Texas abortion laws: Pandemic to now

Recently, one of the biggest controversies flooding American lawmakers offices has been the debate on abortion. In recent years and especially in the last many months, Texas has been passing bills that make it harder for a woman to get an abortion. Throughout the pandemic, as many were suffering from Covid-19, Texas was continuing to pass bills against abortions. If the most recent bills are approved by the House to become a law, it will be almost impossible for a woman to get an abortion in the state, and illegal for a doctor to perform one.

During February through May of last year, when most of the nation was in lockdown, Texas officials tried to ban abortions, their reason being to save equipment for the pandemic. Governor Greg Abbott ordered that all abortions that were not ¨medically necessary¨ were to come to a halt. This request went to the Supreme Court, as many abortion providers were furious with this new predicament. They believed this order was unconstitutional, and representatives from Planned Parenthood and the Center for Reproductive Rights argued the same point, trying to persuade lawmakers into at least continuing the pill to induce abortions.

At first, the majority of the Supreme Court decided to keep most of the Governor’s orders as long as there was actual reasoning regarding the pandemic and it wasn´t just an excuse to violate human rights. At this time, most women in Texas were getting abortions through pills that required no equipment. This caused many abortion providers to disagree with this order, as the pill was the only oral medication that was banned, even though it required no ¨protective equipment.¨  They stated that delaying a woman from getting an abortion was ridiculous, as it would mean that she would have to get it later on, possibly having to travel out of state to endure a much more invasive procedure.
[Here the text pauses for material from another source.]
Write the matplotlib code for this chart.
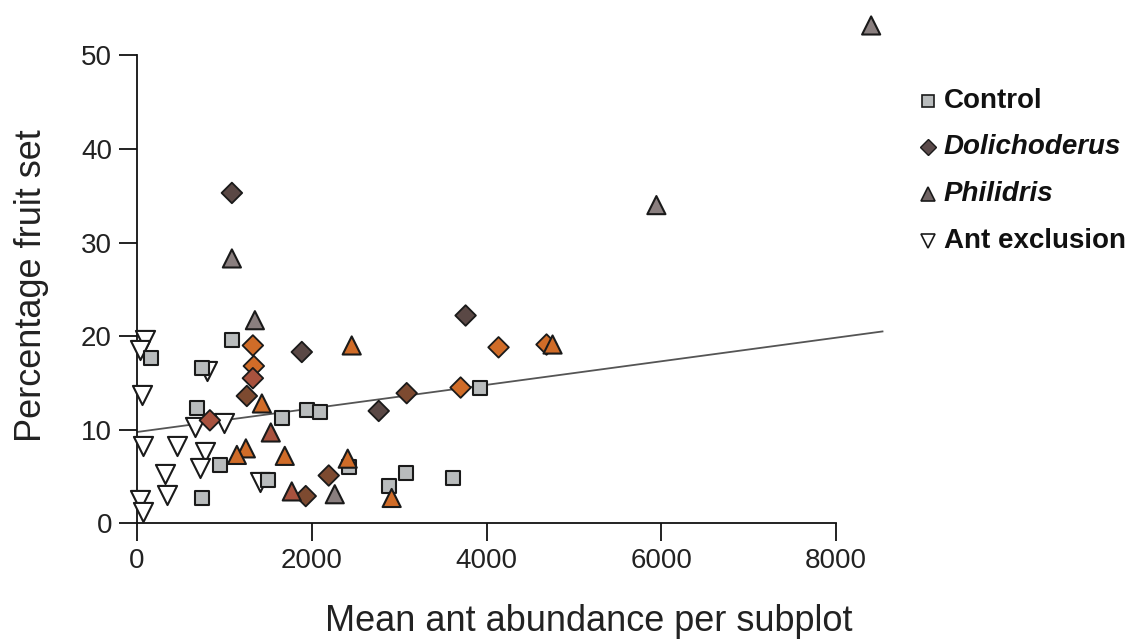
import matplotlib
matplotlib.use("Agg")
import matplotlib.pyplot as plt
from matplotlib.lines import Line2D
import numpy as np

plt.rcParams["font.family"] = ["Liberation Sans", "DejaVu Sans"]

# Mean ant abundance per subplot (x) and percentage fruit set (y) per treatment
control_x = [160, 1086, 740, 685, 950, 740, 1497, 1657, 1943, 2091, 2423, 2880, 3075, 3920, 3612]
control_y = [17.7, 19.6, 16.6, 12.3, 6.2, 2.7, 4.6, 11.3, 12.1, 11.9, 6.0, 4.0, 5.4, 14.4, 4.8]

dolichoderus_x = [1086, 1326, 1337, 1326, 1257, 834, 1886, 2194, 1931, 2766, 3086, 3703, 3760, 4137, 4686]
dolichoderus_y = [35.3, 19.0, 16.8, 15.5, 13.6, 11.0, 18.3, 5.1, 2.9, 12.0, 13.9, 14.5, 22.2, 18.8, 19.1]

philidris_x = [1086, 8400, 5943, 1349, 2457, 1429, 1531, 1246, 1143, 1691, 2411, 1771, 2263, 2914, 4755]
philidris_y = [28.3, 53.2, 34.0, 21.7, 19.0, 12.8, 9.7, 8.0, 7.3, 7.2, 6.9, 3.4, 3.1, 2.7, 19.1]

exclusion_x = [90, 30, 55, 65, 460, 320, 340, 35, 65, 660, 1000, 800, 780, 720, 1405]
exclusion_y = [19.6, 18.5, 13.7, 8.3, 8.3, 5.3, 3.0, 2.5, 1.2, 10.3, 10.7, 16.3, 7.6, 5.9, 4.4]

# Fitted regression line (intercept, slope) and its x extent
fit_intercept = 9.75
fit_slope = 0.00126
fit_x_range = [0, 8530]

x_ticks = [0, 2000, 4000, 6000, 8000]
y_ticks = [0, 10, 20, 30, 40, 50]

legend_labels = ["Control", "Dolichoderus", "Philidris", "Ant exclusion"]

# Fill tones of the individual markers
DARK, BROWN, ORANGE, RED, GREY = "#5a4845", "#7d4a30", "#d06c28", "#a8523e", "#8a7f7f"
dolichoderus_fill = [DARK, ORANGE, ORANGE, RED, BROWN, RED, DARK, BROWN, BROWN, DARK,
                     BROWN, ORANGE, DARK, ORANGE, ORANGE]
philidris_fill = [GREY, GREY, GREY, GREY, ORANGE, ORANGE, RED, ORANGE, ORANGE, ORANGE,
                  ORANGE, RED, GREY, ORANGE, ORANGE]

fig = plt.figure(figsize=(11.32, 6.42), dpi=100)
ax = fig.add_axes([0.121, 0.185, 0.664, 0.787])

edge = "#1a1a1a"
ax.scatter(exclusion_x, exclusion_y, marker="v", s=190, facecolor="white",
           edgecolor=edge, linewidth=1.5, clip_on=False, zorder=3)
ax.scatter(control_x, control_y, marker="s", s=105, facecolor="#b9bcbd",
           edgecolor=edge, linewidth=1.5, clip_on=False, zorder=3)
ax.scatter(dolichoderus_x, dolichoderus_y, marker="D", s=110, facecolor=dolichoderus_fill,
           edgecolor=edge, linewidth=1.3, clip_on=False, zorder=3)
ax.scatter(philidris_x, philidris_y, marker="^", s=170, facecolor=philidris_fill,
           edgecolor=edge, linewidth=1.5, clip_on=False, zorder=3)

fx = np.array(fit_x_range, dtype=float)
ax.plot(fx, fit_intercept + fit_slope * fx, color="#555555", linewidth=1.3, zorder=2)

ax.set_xlim(0, 8600)
ax.set_ylim(0, 54)
ax.set_xticks(x_ticks)
ax.set_yticks(y_ticks)
for side in ("top", "right"):
    ax.spines[side].set_visible(False)
ax.spines["left"].set_bounds(0, 50)
ax.spines["bottom"].set_bounds(0, 8000)
for side in ("left", "bottom"):
    ax.spines[side].set_linewidth(1.3)
    ax.spines[side].set_color("#111111")
ax.tick_params(axis="both", direction="out", length=13, width=1.3, color="#111111",
               labelsize=20, labelcolor="#222222")
ax.tick_params(axis="y", pad=5)
ax.tick_params(axis="x", pad=5)

ax.set_xlabel("Mean ant abundance per subplot", fontsize=26, color="#222222")
ax.set_ylabel("Percentage fruit set", fontsize=26, color="#222222")
ax.xaxis.set_label_coords(0.601, -0.16)
ax.yaxis.set_label_coords(-0.117, 0.471)

# Legend: marker and label rows placed in figure pixels
legend_markers = [
    dict(marker="s", markersize=8, markerfacecolor="#b9bcbd", markeredgewidth=1.2),
    dict(marker="D", markersize=8, markerfacecolor="#5a4a4a", markeredgewidth=1.0),
    dict(marker="^", markersize=10, markerfacecolor="#706464", markeredgewidth=1.2),
    dict(marker="v", markersize=10, markerfacecolor="white", markeredgewidth=1.2),
]
W, H = 1132.0, 642.0
row_y = [101, 147, 194, 241]
for i, (lab, mk) in enumerate(zip(legend_labels, legend_markers)):
    yf = 1 - row_y[i] / H
    fig.add_artist(Line2D([928 / W], [yf], transform=fig.transFigure, linestyle="none",
                          markeredgecolor=edge, **mk))
    fig.text(944 / W, yf, lab, fontsize=20, fontweight="bold",
             fontstyle="italic" if i in (1, 2) else "normal",
             color="#111111", va="center", ha="left")

fig.savefig("out.png", dpi=100, facecolor="white")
In April of 2020, however, Texas officials abandoned their fight to include abortions in the list of medical procedures that were postponed due to the pandemic. Lawyers had argued that these lawmakers were using the pandemic to pursue their own political agenda.

That all took place during the spring of 2020, yet new bills are still being drafted today. As of late March 2021, five new bills were drafted restricting access to an abortion. These new orders include banning abortions after fetal heartbeats have been detected, with no exception for rape or incest, and allowing for any Texas citizen to sue an abortion provider. If the Supreme Court ruling on Roe vs. Wade, a 1973 court case protecting a pregnant woman´s freedom to have an abortion without excess government interference, is overturned, then nearly all abortions could be banned. Along with that, abortion providers risk being fined up to $100,000, when the fine for sexual assault is only $10,000.

Another bill waiting to be passed restricts how late a woman can get a pill-induced abortion, which actually goes against guidelines from the Food and Drug administration. Since almost 40% of Texas abortions performed are medication-induced, this law would greatly affect women trying to get an abortion.

With the potential passing of these laws, women and abortion providers in Texas are anxiously waiting for the outcome of these controversial bills–decisions that could affect their entire future.